Restructure government services impacting on children-- doctor

14.10.2003 LISTEN
By GNA

Accra, Oct 14, GNA - Dr Angela Ofori Atta, Deputy Minister of Manpower Development and Employment on Tuesday said there was the need to restructure departments of Labour, Social Welfare, Community Development, Mobilisation and all government services that impacted on the lives of children.

As government takes on the national institutional renewal programme, there will be the need to establish a special desk, which would address child labour and open phone lines so that people could call in to help free children in servitude.

Dr Ofori Atta said this at the opening of a two-day workshop in Accra between Ghana and Togo on the worst forms of child labour under the theme: " Sustaining the fight against child labour in the West African Sub-region, Collaboratiive Effort." The workshop is being organised by the Ghana NGO Coalition on the Rights of the child and WAO-AFRIQUE, a child rights organisation in Togo.

Forty-three participants are expected to attend the workshop to assess work done in the two countries after a similar workshop in April 2000, at both civil society and government levels. It is also to strategise and plan, based on the assessment of previous workshops on the on-going fight against child abuse in the sub-region.

Dr Ofori Atta said laws that protected children and punished offenders would have to be enforced after all the public education. She said between 1980 and 1999 there was a decimation of law enforcement and civil services in Ghana, which caused a decline in number of professional and well-equipped people in the relevant service areas.
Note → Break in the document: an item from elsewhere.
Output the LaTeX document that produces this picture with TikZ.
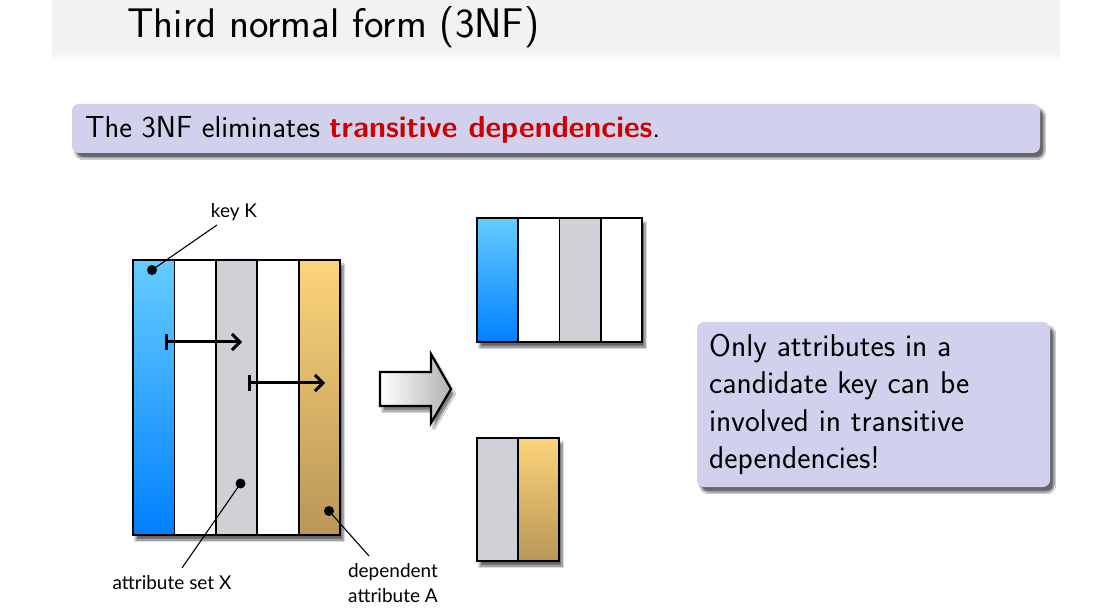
\documentclass[tikz,border=0pt]{standalone}
\usepackage{fontspec}
\newfontfamily\labelfont{Lato}
\usetikzlibrary{shadows.blur,arrows.meta}
\definecolor{titlebg}{RGB}{242,242,242}
\definecolor{blockbg}{RGB}{209,209,237}
\definecolor{alertred}{RGB}{204,0,0}
\definecolor{keytop}{RGB}{102,204,255}
\definecolor{keybot}{RGB}{0,128,255}
\definecolor{deptop}{RGB}{252,212,122}
\definecolor{depbot}{RGB}{184,150,88}
\definecolor{attrgray}{RGB}{207,209,214}
\tikzset{
  x=1pt, y=-1pt,
  infoblock/.style={fill=blockbg, rounded corners=7pt,
    blur shadow={shadow xshift=4pt, shadow yshift=-5pt, shadow blur steps=6, shadow opacity=60}},
  tableshadow/.style={fill=white,
    blur shadow={shadow xshift=3pt, shadow yshift=-5pt, shadow blur steps=8, shadow opacity=60}},
  keycol/.style={top color=keytop, bottom color=keybot},
  depcol/.style={top color=deptop, bottom color=depbot},
  attrcol/.style={fill=attrgray},
  grid/.style={draw=black, line width=1.8pt},
  fdarrow/.style={line width=3pt, {Bar[width=16pt,line width=3.2pt]}-{Straight Barb[length=8pt,width=16pt,line width=3pt]}},
  dotmark/.style={circle, fill=black, inner sep=0pt, minimum size=10pt},
  pointer/.style={line width=1.1pt},
  lbl/.style={font=\labelfont\fontsize{19}{25}\selectfont, inner sep=0pt, align=center},
}
\begin{document}
\begin{tikzpicture}
\useasboundingbox (0,0) rectangle (1112,612);
\fill[white] (0,0) rectangle (1112,612);

% frame title
\shade[top color=titlebg, bottom color=white] (52,52) rectangle (1060,60);
\fill[titlebg] (52,0) rectangle (1060,54);
\node[anchor=base west, inner sep=0pt, font=\sffamily\fontsize{41.4}{46}\selectfont] (title) at (127,38) {Third normal form (3NF)};

% top block
\path[infoblock] (72,104) rectangle (1040,153);
\node[anchor=base west, inner sep=0pt, font=\sffamily\fontsize{30.4}{36}\selectfont] (claim) at (85,138)
  {The 3NF eliminates \textcolor{alertred}{\bfseries transitive dependencies}.};

% original relation
\path[tableshadow] (133,260) rectangle (340,535);
\path[keycol] (133,260) rectangle (174.4,535);
\path[attrcol] (215.8,260) rectangle (257.2,535);
\path[depcol] (298.6,260) rectangle (340,535);
\draw[grid] (133,260) rectangle (340,535);
\foreach \cx in {174.4,215.8,257.2,298.6} \draw[grid] (\cx,260) -- (\cx,535);

\coordinate (fd1s) at (165,342);
\coordinate (fd1e) at (242,342);
\coordinate (fd2s) at (248,383);
\coordinate (fd2e) at (325,383);
\draw[fdarrow] (fd1s) -- (fd1e);
\draw[fdarrow] (fd2s) -- (fd2e);

% annotations
\node[dotmark] (dotK) at (152,270) {};
\node[dotmark] (dotX) at (240.5,483.5) {};
\node[dotmark] (dotA) at (329,511) {};
\node[lbl] (labK) at (234,212) {key K};
\node[lbl] (labX) at (172,583) {attribute set X};
\node[lbl] (labA) at (393,583) {dependent\\attribute A};
\coordinate (pK) at (217,225);
\coordinate (pX) at (182,568);
\coordinate (pA) at (369,556);
\draw[pointer] (pK) -- (dotK.center);
\draw[pointer] (pX) -- (dotX.center);
\draw[pointer] (pA) -- (dotA.center);

% decomposition arrow
\path[left color=white, right color=black!30, draw=black, line width=2.2pt, line join=miter,
  blur shadow={shadow xshift=3pt, shadow yshift=-5pt, shadow blur steps=6, shadow opacity=50}]
  (380,372) -- (431,372) -- (431,354) -- (451,389) -- (431,423) -- (431,406) -- (380,406) -- cycle;

% first decomposed relation
\path[tableshadow] (477,218) rectangle (642,342);
\path[keycol] (477,218) rectangle (518.25,342);
\path[attrcol] (559.5,218) rectangle (600.75,342);
\draw[grid] (477,218) rectangle (642,342);
\foreach \cx in {518.25,559.5,600.75} \draw[grid] (\cx,218) -- (\cx,342);

% second decomposed relation
\path[tableshadow] (477,438) rectangle (559,561);
\path[attrcol] (477,438) rectangle (518,561);
\path[depcol] (518,438) rectangle (559,561);
\draw[grid] (477,438) rectangle (559,561);
\draw[grid] (518,438) -- (518,561);

% side note
\path[infoblock] (697,322) rectangle (1050,487);
\node[anchor=north west, inner sep=0pt, align=left, font=\sffamily\fontsize{31.5}{37.3}\selectfont] (note) at (709,334)
  {Only attributes in a\\candidate key can be\\involved in transitive\\dependencies!};
\end{tikzpicture}
\end{document}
Due to lack of proper integration of existing services at the community level and the lack of funding for services, few workers could actually work and that had halted social services.
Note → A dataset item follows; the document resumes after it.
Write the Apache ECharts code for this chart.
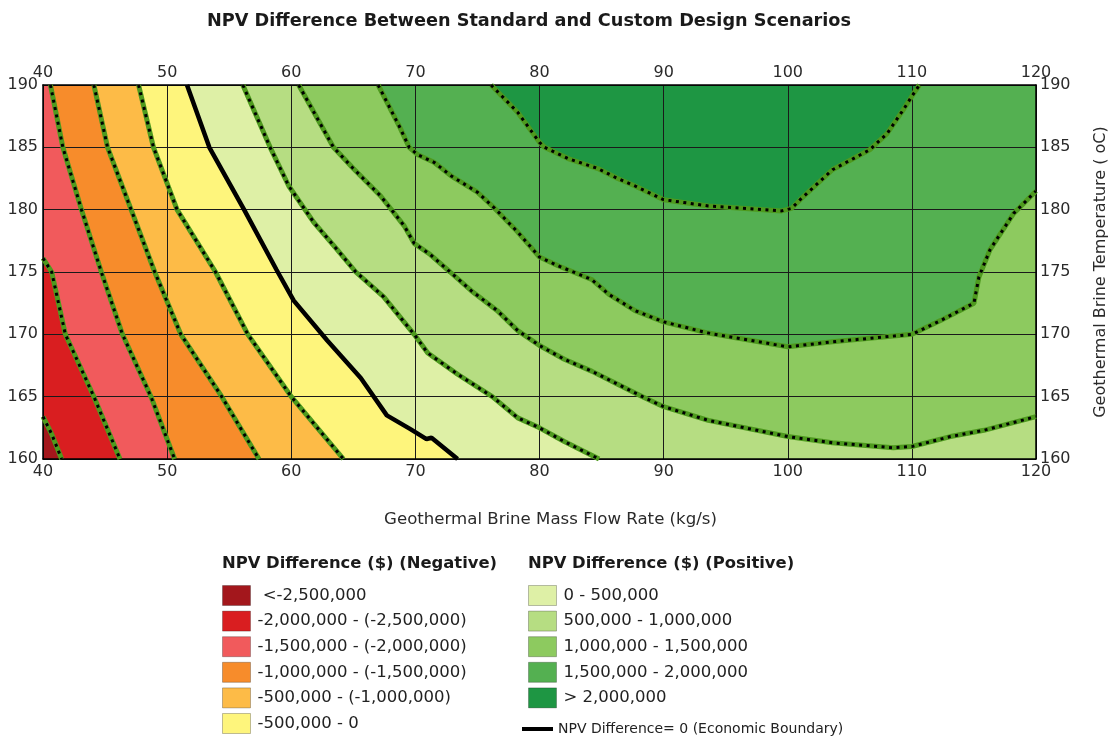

Dr. Ofori Atta added that there was also the need to do radical things such as pioneering more modern and productive methods of doing work which eliminated the need to use child labour.

" If new fishing methods were available on lake, easily adapted for fisher folk, having children to work for them would be too expensive and the practice would stop,@ she noted."
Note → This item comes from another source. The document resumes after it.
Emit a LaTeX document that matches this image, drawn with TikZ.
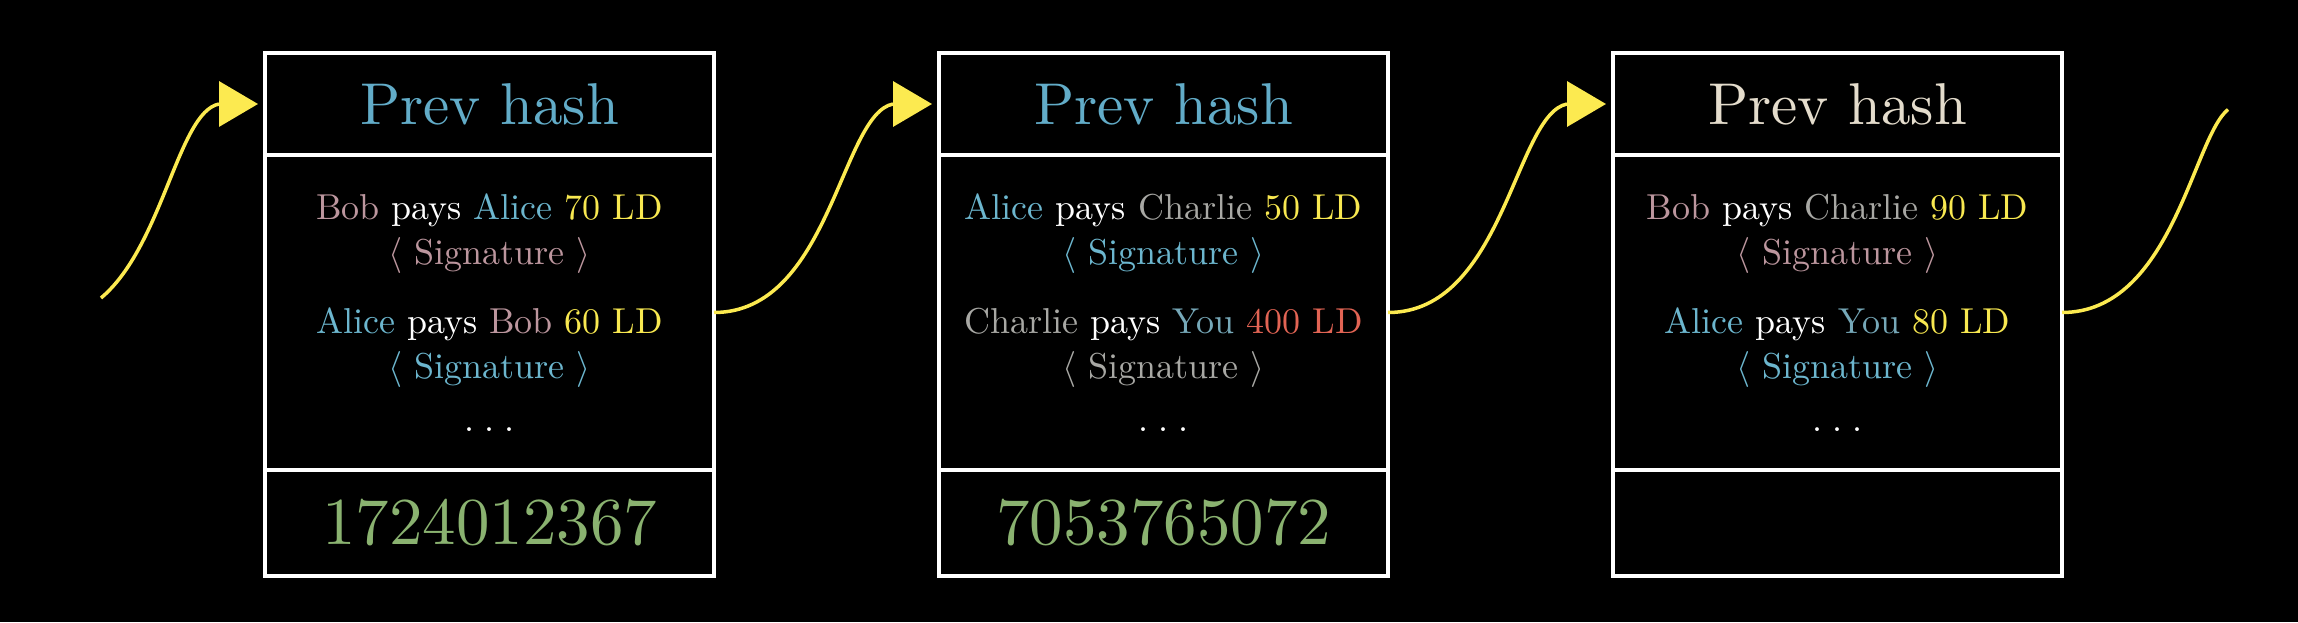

The Deputy Minister said "society must acknowledge the hidden and silent forms of domestic servitude, young mine workers, sex workers along the routes between our countries and the burgeoning of paedophilic tourism."

She said four pilot projects, the trokosi project, child domestic worker, prevention of kayaye and child labour in the tourism sector had been undertaken to combat child labour yet more is needed to be done, particularly in the area of child trafficking.

She said more shelters both within and outside the country were needed if the fight was to continue.

Ms. Susan Sabaa, National Co-ordinator, Ghana Coalition on Child Rights said the ECOWAS sub-regional initiatives for children included how to establish partnership among African countries to confront such problems.

She said Ghana and Togo had taken the lead and expressed the hope that efforts would grow to affect the entire sub-region. Dr. William Ahadzie of the Centre for Social Policy Studies at the University of Ghana presented a report on the child labour situation in Ghana.

He said out of 2,314 street children surveyed, 52.4 were females and about 70 per cent could not read nor write.

He said, due to lack of enough resources, law prohibiting child labour was not being rigidly enforced, adding that cultural and social practices were still used to subject children to economic activities. Mr. Klouvi Ayi, Chief Officer of Child Labour in Togo, said the problem of child labour in Togo was a growing phenomenon and not new, saying it was difficult for courts to prosecute offenders.

He said most of the children came from the rural areas and were involved in welding, fishing, carrying water, fufu pounding and the government of Togo was still taking measures to fight the social canker.